* _Objective_
Using the listing below, give again exactly the lines from the line with "Write the matplotlib code for this chart." to the line with "plt.rcParams['font.family'] = ['Liberation", inclusive, without the pictures.

======== Supplied records

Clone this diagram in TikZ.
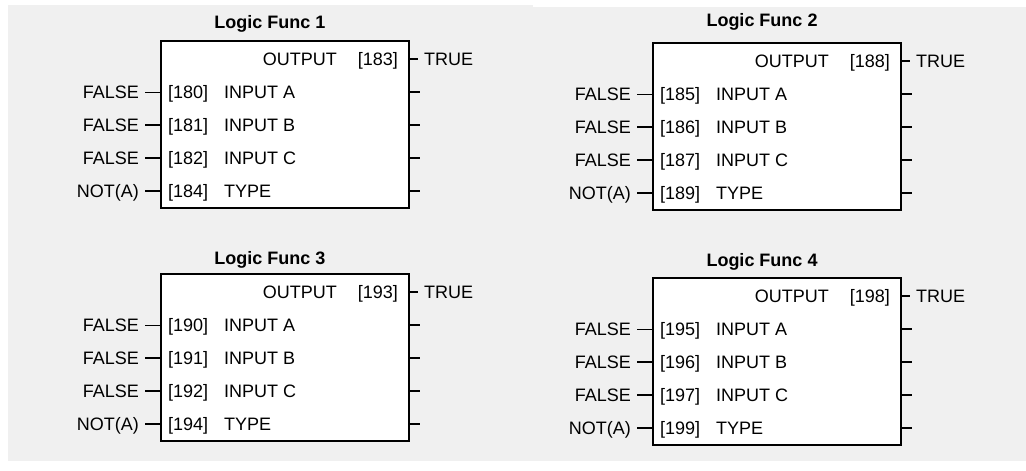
\documentclass[tikz,border=0pt]{standalone}
\usepackage{fontspec}
\setmainfont{Liberation Sans}
\usetikzlibrary{calc}
\definecolor{bggray}{RGB}{240,240,240}
\tikzset{
  lfbox/.style={draw=black, fill=white, line width=2pt, inner sep=0pt},
  lbl/.style={inner sep=0pt, font=\fontsize{18}{20}\selectfont},
  ttl/.style={inner sep=0pt, font=\fontsize{18}{20}\selectfont\bfseries},
  stub/.style={line width=2.7pt},
  thinstub/.style={line width=1pt},
}
\newcommand{\LFrow}[8]{%
  \coordinate (#1r#2) at (#3, #4);
  \node[lbl, anchor=base west] (#1n#2) at (#3+8, #4+6.4) {[#5]};
  \node[lbl, anchor=base west] (#1p#2) at (#3+64, #4+6.4) {#6};
  \node[lbl, anchor=base east] (#1v#2) at (#3-21, #4+6.4) {#7};
  \coordinate (#1ls#2) at (#3-15, #4);
  \draw[#8] (#1ls#2) -- (#1box.west |- #1r#2);
  \coordinate (#1rs#2) at (#3+260, #4);
  \draw[stub] (#1box.east |- #1r#2) -- (#1rs#2);
}
\newcommand{\LFblock}[6]{%
  \node[lfbox, minimum width=248pt, minimum height=167pt, anchor=north west] (#1box) at (#2,#3) {};
  \node[ttl, anchor=base] (#1t) at (#2+110, #4+6.4) {Logic Func #5};
  \coordinate (#1r0) at (#2, #3+19);
  \node[lbl, anchor=base east] (#1outl) at (#2+177, #3+19+6.4) {OUTPUT};
  \node[lbl, anchor=base east] (#1outn) at (#2+238, #3+19+6.4) {[\the\numexpr#6+3\relax]};
  \node[lbl, anchor=base west] (#1true) at (#2+264, #3+19+6.4) {TRUE};
  \coordinate (#1oe) at (#2+258, #3+19);
  \draw[stub] (#1box.east |- #1r0) -- (#1oe);
  \LFrow{#1}{1}{#2}{#3+52}{#6}{INPUT A}{FALSE}{thinstub}
  \LFrow{#1}{2}{#2}{#3+85}{\the\numexpr#6+1\relax}{INPUT B}{FALSE}{stub}
  \LFrow{#1}{3}{#2}{#3+118}{\the\numexpr#6+2\relax}{INPUT C}{FALSE}{stub}
  \LFrow{#1}{4}{#2}{#3+151}{\the\numexpr#6+4\relax}{TYPE}{NOT(A)}{stub}
}
\begin{document}
\begin{tikzpicture}[x=1pt,y=-1pt]
  \useasboundingbox (0,0) rectangle (1026,471);
  \fill[bggray] (8,5) rectangle (533,461);
  \fill[bggray] (533,7) rectangle (1026,461);
  \LFblock{a}{160}{40}{22}{1}{180}
  \LFblock{b}{652}{42}{20}{2}{185}
  \LFblock{c}{160}{273}{258}{3}{190}
  \LFblock{d}{652}{277}{260}{4}{195}
\end{tikzpicture}
\end{document}
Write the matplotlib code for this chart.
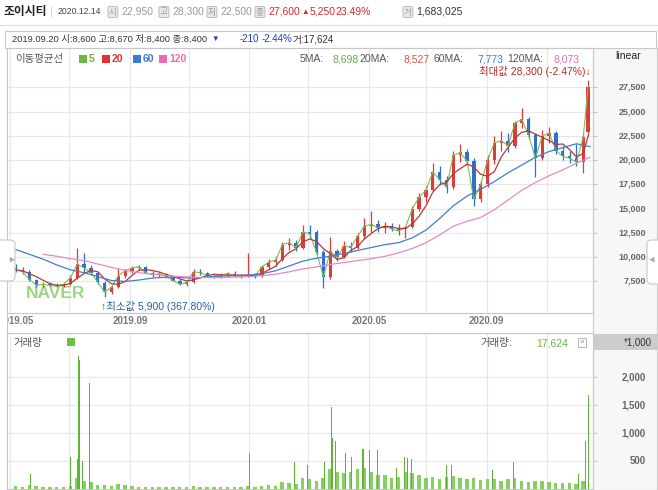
import numpy as np
import pandas as pd
import matplotlib
matplotlib.use("Agg")
import matplotlib.pyplot as plt
import matplotlib.transforms as mtransforms
from matplotlib.patches import Rectangle, FancyBboxPatch
from matplotlib.lines import Line2D

plt.rcParams['font.family'] = ['Liberation Sans', 'Noto Sans CJK KR', 'DejaVu Sans']

# ---- weekly candles (Monday of each week), 2019.05 - 2020.12.14 ----
weeks = pd.date_range("2019-05-06", "2020-12-14", freq="W-MON")
last_day = pd.Timestamp("2020-12-14")

opens = [8900, 8700, 8500, 7700, 7100, 7200, 7100, 7000, 7200, 7900,
         9300, 8900, 8400, 7300, 6400, 6900, 8100, 8600, 8900, 9000,
         8400, 8200, 8300, 8000, 7600, 7200, 7400, 8500, 8400, 8100,
         8100, 8200, 8300, 8100, 8100, 8200, 8100, 9000, 9500, 9700,
         11300, 11500, 11000, 12600, 12600, 10500, 8000, 10600, 10000, 11200,
         11000, 12200, 13200, 13400, 13000, 13200, 12900, 12900, 13100, 15000,
         16200, 16900, 18800, 18000, 17200, 20500, 20800, 19900, 16000, 17500,
         20000, 21800, 22000, 21500, 23800, 24200, 22600, 20200, 22500, 22800,
         21000, 20400, 20200, 19800, 22950]
highs = [9300, 9000, 8700, 7800, 7400, 7400, 7300, 7300, 8200, 10900,
         10400, 9200, 8500, 7500, 7000, 8900, 8800, 9100, 9200, 9100,
         8600, 8500, 8400, 8100, 7800, 7500, 8800, 8800, 8500, 8300,
         8400, 8500, 8600, 8300, 10400, 8400, 9200, 9800, 10100, 11600,
         12000, 11800, 13300, 13300, 12800, 10700, 12100, 10800, 11700, 11600,
         12500, 14000, 14800, 13800, 13600, 13500, 13400, 13200, 15300, 16600,
         17300, 19700, 19400, 18400, 21000, 21700, 21200, 20200, 17900, 20500,
         22500, 23000, 22800, 24000, 25400, 24500, 22800, 23100, 23400, 23000,
         21500, 21000, 21700, 22800, 28300]
lows = [8500, 8300, 7600, 6900, 6900, 7000, 6900, 6900, 7100, 7800,
        8500, 8200, 7200, 5900, 6200, 6800, 7900, 8400, 8700, 8400,
        8000, 8000, 7900, 7500, 7100, 7000, 7300, 8200, 8000, 7900,
        7900, 8000, 8000, 7900, 8000, 7900, 8000, 8800, 9100, 9600,
        10700, 10600, 10800, 12000, 10200, 6800, 7800, 9600, 9900, 10500,
        10800, 11900, 12500, 12600, 12500, 12700, 12300, 12000, 13000, 14800,
        15700, 16800, 17600, 16600, 17000, 19800, 19500, 15300, 15700, 17200,
        19600, 21000, 20800, 21300, 23300, 22200, 18300, 20000, 21800, 20600,
        20000, 19700, 19400, 18700, 22500]
closes = [8700, 8500, 7700, 7100, 7200, 7100, 7000, 7200, 7900, 9300,
          8900, 8400, 7400, 6400, 6900, 8100, 8600, 8900, 9000, 8400,
          8200, 8300, 8000, 7600, 7200, 7400, 8500, 8400, 8100, 8000,
          8200, 8300, 8100, 8000, 8200, 8100, 9000, 9500, 9700, 11300,
          11500, 11000, 12600, 12400, 10500, 8000, 10600, 10000, 11200, 11000,
          12200, 13200, 13400, 13000, 13200, 12900, 12700, 13100, 15000, 16200,
          16900, 18800, 18000, 17200, 20500, 20800, 19900, 16000, 17500, 20000,
          21800, 22000, 21500, 23800, 24200, 22600, 20200, 22500, 22800, 21000,
          20400, 20200, 19800, 22350, 27600]

# moving averages read every second week
ma_weeks = weeks[::2]
ma60 = [10800, 10300, 9800, 9200, 8700, 8400, 8000, 7600, 7500, 7650,
        7850, 7950, 7900, 7850, 7950, 8050, 8100, 8150, 8300, 8600,
        9100, 9600, 9900, 10100, 10400, 10700, 11000, 11300, 11500, 12000,
        12800, 14000, 15300, 16300, 17000, 17800, 18700, 19500, 20300, 20900,
        21300, 21700, 21400]
ma120 = [np.nan, np.nan, 10300, 10100, 9850, 9650, 9300, 8950, 8650, 8400,
         8250, 8100, 8000, 7950, 7900, 7900, 7950, 8000, 8100, 8250,
         8500, 8800, 9000, 9250, 9450, 9650, 9850, 10100, 10450, 10900,
         11500, 12300, 13200, 13700, 14100, 14900, 15900, 16900, 17700, 18400,
         19000, 19700, 20300]

# volume (x1,000 shares): typical daily level per week + single-day spikes
vol_week = [60, 40, 70, 50, 40, 30, 30, 30, 60, 200,
            150, 120, 70, 80, 60, 90, 70, 50, 40, 40,
            30, 30, 30, 30, 40, 30, 60, 40, 30, 30,
            30, 30, 30, 30, 50, 40, 60, 70, 60, 120,
            110, 90, 200, 180, 150, 200, 350, 300, 280, 300,
            350, 380, 300, 250, 250, 200, 220, 300, 280, 250,
            200, 220, 180, 220, 230, 200, 180, 200, 160, 180,
            170, 150, 180, 200, 150, 130, 150, 140, 120, 110,
            110, 100, 90, 150, 0]
spike_dates = ["2019-05-23", "2019-07-03", "2019-07-10", "2019-07-11", "2019-07-12",
               "2019-07-15", "2019-07-22", "2020-01-02", "2020-02-17", "2020-03-02",
               "2020-03-19", "2020-03-26", "2020-03-27", "2020-03-30", "2020-04-10",
               "2020-04-16", "2020-04-27", "2020-04-28", "2020-05-04", "2020-05-12",
               "2020-06-01", "2020-06-09", "2020-06-12", "2020-06-16", "2020-07-22",
               "2020-07-27", "2020-09-07", "2020-09-29", "2020-12-04", "2020-12-11",
               "2020-12-14"]
spike_vols = [260, 575, 530, 2380, 2300, 500, 1900, 643, 483, 430,
              480, 1465, 914, 860, 640, 570, 720, 720, 690, 690,
              380, 570, 560, 540, 430, 430, 345, 483, 260, 860,
              1683]

grid_dates = ["2019-05-02", "2019-07-01", "2019-09-02", "2019-11-01", "2020-01-02",
              "2020-03-02", "2020-05-04", "2020-07-01", "2020-09-01", "2020-11-02"]
label_dates = ["2019-05-08", "2019-09-02", "2020-01-02", "2020-05-04", "2020-09-01"]
date_labels = ["2019.05", "2019.09", "2020.01", "2020.05", "2020.09"]
price_ticks = [7500, 10000, 12500, 15000, 17500, 20000, 22500, 25000, 27500]
vol_ticks = [500, 1000, 1500, 2000]

# ---- figure helpers (pixel positions) ----
W, H = 658, 490
fig = plt.figure(figsize=(W / 100, H / 100), dpi=100)
fig.patch.set_facecolor('white')


def fx(x):
    return x / W


def fy(y):
    return 1 - y / H


def ftext(x, y, s, **kw):
    kw.setdefault('va', 'center')
    fig.text(fx(x), fy(y), s, **kw)


def fbox(x0, y0, x1, y1, **kw):
    fig.patches.append(Rectangle((fx(x0), fy(y1)), (x1 - x0) / W, (y1 - y0) / H,
                                 transform=fig.transFigure, **kw))


def fline(x0, y0, x1, y1, **kw):
    fig.add_artist(Line2D([fx(x0), fx(x1)], [fy(y0), fy(y1)], transform=fig.transFigure, **kw))


# right gray column, info box, header line (behind the axes)
fbox(593, 48, 657, 490, facecolor='#f7f7f7', edgecolor='#cccccc', lw=0.8, zorder=-2)
fbox(5, 31, 656, 48, facecolor='white', edgecolor='#c8c8c8', lw=0.8, zorder=-2)
fline(0, 25, 658, 25, color='#dddddd', lw=0.8)
fline(7, 313, 7, 333, color='#c6c6c6', lw=0.8)

ax = fig.add_axes([fx(7), fy(313), (593 - 7) / W, (313 - 48) / H])
axv = fig.add_axes([fx(7), fy(489), (593 - 7) / W, (489 - 333) / H])

xmin, xmax = pd.Timestamp("2019-04-29"), pd.Timestamp("2020-12-19")
for a in (ax, axv):
    for s in a.spines.values():
        s.set_color('#c6c6c6')
        s.set_linewidth(0.8)
    a.set_xlim(xmin, xmax)
    a.set_xticks(pd.to_datetime(grid_dates))
    a.tick_params(axis='x', length=0, labelbottom=False)
    a.grid(True, color='#e7e7e7', lw=0.8)
    a.set_axisbelow(True)

# ---- price panel ----
o = np.array(opens)
hi = np.array(highs)
lo = np.array(lows)
c = np.array(closes)
cx = (weeks + pd.Timedelta(days=2))[:-1].append(pd.DatetimeIndex([last_day]))
cols = np.where(c >= o, '#e03a3a', '#2d6fd2')

ax.vlines(cx, lo, hi, colors=cols, lw=0.9, zorder=3)
ax.bar(cx, np.abs(c - o), bottom=np.minimum(o, c), width=3.4, color=cols, zorder=4)

ma20 = pd.Series(closes).rolling(4, min_periods=1).mean()
ax.plot(cx, c, color='#7cbf52', lw=0.8, zorder=5)
ax.plot(cx, ma20, color='#b83a32', lw=0.9, zorder=5)
ax.plot(ma_weeks + pd.Timedelta(days=2), ma60, color='#3f7fd0', lw=0.9, zorder=5)
ax.plot(ma_weeks + pd.Timedelta(days=2), ma120, color='#e68ac6', lw=0.9, zorder=5)

ax.set_ylim(4250, 31570)
ax.set_yticks(price_ticks)
ax.yaxis.tick_right()
ax.tick_params(axis='y', length=3, color='#c6c6c6', labelright=False)
for v in price_ticks:
    ax.text(1.0904, v, f"{v:,}", transform=ax.get_yaxis_transform(), ha='right', va='center',
            fontsize=6.5, fontweight='bold', color='#666666', clip_on=False)

ax.text(fx(26), fy(293), 'NAVER', transform=fig.transFigure, fontsize=12.5, fontweight='black',
        color='#8dcf6a', alpha=0.85, va='center', ha='left', zorder=2)

imax = int(np.argmax(hi))
imin = int(np.argmin(lo))
ax.annotate(f"최대값 {hi[imax]:,} (-2.47%)↓", xy=(cx[imax], hi[imax]), xytext=(3, 8),
            textcoords='offset pixels', ha='right', va='center', fontsize=7.5, color='#b52a2a', zorder=6)
ax.annotate(f"↑최소값 {lo[imin]:,} (367.80%)", xy=(cx[imin], lo[imin]), xytext=(-4, -10),
            textcoords='offset pixels', ha='left', va='center', fontsize=7.5, color='#2a5aa8', zorder=6)

trans = mtransforms.blended_transform_factory(ax.transData, fig.transFigure)
for d, lab in zip(label_dates, date_labels):
    ax.text(pd.Timestamp(d), fy(321), lab, transform=trans, ha='center', va='center',
            fontsize=7, fontweight='bold', color='#777777', clip_on=False)

# ---- volume panel ----
axv.bar(weeks, vol_week, width=3.6, align='edge', color='#86cf63', zorder=2)
axv.bar(pd.to_datetime(spike_dates), spike_vols, width=1.1, color='#5db534', zorder=3)
axv.set_ylim(0, 2790)
axv.set_yticks(vol_ticks)
axv.yaxis.tick_right()
axv.tick_params(axis='y', length=3, color='#c6c6c6', labelright=False)
for v in vol_ticks:
    axv.text(1.0904, v, f"{v:,}", transform=axv.get_yaxis_transform(), ha='right', va='center',
             fontsize=7, fontweight='bold', color='#666666', clip_on=False)

# masks and side handles
fbox(0, 314, 6.6, 332, facecolor='white', edgecolor='none', zorder=10)
fig.patches.append(FancyBboxPatch((fx(-6), fy(281)), 21 / W, 41 / H, boxstyle='round,pad=0,rounding_size=0.008',
                                  transform=fig.transFigure, facecolor='white', edgecolor='#c8c8c8', lw=0.8, zorder=11))
ftext(11, 259, '▶', fontsize=4.5, color='#aaaaaa', ha='center', zorder=12)
fig.patches.append(FancyBboxPatch((fx(647), fy(284)), 16 / W, 44 / H, boxstyle='round,pad=0,rounding_size=0.008',
                                  transform=fig.transFigure, facecolor='white', edgecolor='#c8c8c8', lw=0.8, zorder=11))
ftext(652, 259, '◀', fontsize=4.5, color='#aaaaaa', ha='center', zorder=12)

# ---- header ----
ftext(4, 12, '조이시티', fontsize=8.5, fontweight='bold', color='#222222')
ftext(50, 12, '|', fontsize=8, color='#cccccc')
ftext(58, 12, '2020.12.14', fontsize=6.2, color='#444444')
icon_kw = dict(fontsize=6.2, color='#9a9a9a',
               bbox=dict(boxstyle='round,pad=0.12,rounding_size=0.2', facecolor='#e9e9e9',
                         edgecolor='#b5b5b5', lw=0.6))
for x, ch in [(109, '시'), (160, '고'), (208, '저'), (256, '종'), (404, '거')]:
    ftext(x, 12, ch, **icon_kw)
ftext(121, 12, '22,950', fontsize=7.5, color='#999999')
ftext(172, 12, '28,300', fontsize=7.5, color='#999999')
ftext(220, 12, '22,500', fontsize=7.5, color='#999999')
ftext(268, 12, '27,600', fontsize=7.5, color='#d42a2a')
ftext(301, 12, '▲', fontsize=5.5, color='#d42a2a')
ftext(310, 12, '5,250', fontsize=7.5, color='#d42a2a')
ftext(335, 12, '23.49%', fontsize=7.5, color='#d42a2a')
ftext(416, 12, '1,683,025', fontsize=7.5, color='#333333')

ftext(12, 39.5, '2019.09.20 시:8,600 고:8,670 저:8,400 종:8,400', fontsize=6.7, color='#333333')
ftext(211, 39.5, '▼', fontsize=5.5, color='#1f3fb0')
ftext(240, 39.5, '-210', fontsize=7, color='#1f3fb0')
ftext(262, 39.5, '-2.44%', fontsize=7, color='#1f3fb0')
ftext(293, 39.5, '거:17,624', fontsize=7, color='#333333')

# ---- legend row ----
ftext(15, 59, '이동평균선', fontsize=7.5, color='#555555')
for x0, lab, col in [(79, '5', '#6cb844'), (102, '20', '#e03232'), (133, '60', '#3a7bd5'), (159, '120', '#f06ab0')]:
    fbox(x0, 55, x0 + 8, 63, facecolor=col, edgecolor='none', zorder=3)
    ftext(x0 + 10, 59, lab, fontsize=7.5, fontweight='bold', color=col)

ftext(300, 59, '5MA:', fontsize=7.5, color='#555555')
ftext(333, 59, '8,698', fontsize=7.5, color='#6aa84f')
ftext(359, 59, '20MA:', fontsize=7.5, color='#555555')
ftext(403, 59, '8,527', fontsize=7.5, color='#d9534f')
ftext(434, 59, '60MA:', fontsize=7.5, color='#555555')
ftext(477, 59, '7,773', fontsize=7.5, color='#3a7bd5')
ftext(507, 59, '120MA:', fontsize=7.5, color='#555555')
ftext(553, 59, '8,073', fontsize=7.5, color='#e070b8')
ftext(615, 56, 'linear', fontsize=7.5, color='#222222')

# ---- volume header ----
ftext(13, 343, '거래량', fontsize=7.5, color='#555555')
fbox(67, 338, 75, 346, facecolor='#6cc04a', edgecolor='none', zorder=3)
ftext(480, 343, '거래량:', fontsize=7.5, color='#555555')
ftext(536, 343, '17,624', fontsize=7.5, color='#6cb33e')
fbox(578, 338, 586, 347, facecolor='white', edgecolor='#aaaaaa', lw=0.6, zorder=3)
ftext(582, 342.5, '×', fontsize=6, color='#888888', ha='center', zorder=4)
fbox(593, 334, 657, 350, facecolor='#cccccc', edgecolor='none', zorder=3)
ftext(652, 342, '*1,000', fontsize=7, color='#333333', ha='right', zorder=4)

fig.savefig('out.png', dpi=100)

================

* _Result of this task_
Write the matplotlib code for this chart.
import numpy as np
import pandas as pd
import matplotlib
matplotlib.use("Agg")
import matplotlib.pyplot as plt
import matplotlib.transforms as mtransforms
from matplotlib.patches import Rectangle, FancyBboxPatch
from matplotlib.lines import Line2D

plt.rcParams['font.family'] = ['Liberation Sans', 'Noto Sans CJK KR', 'DejaVu Sans']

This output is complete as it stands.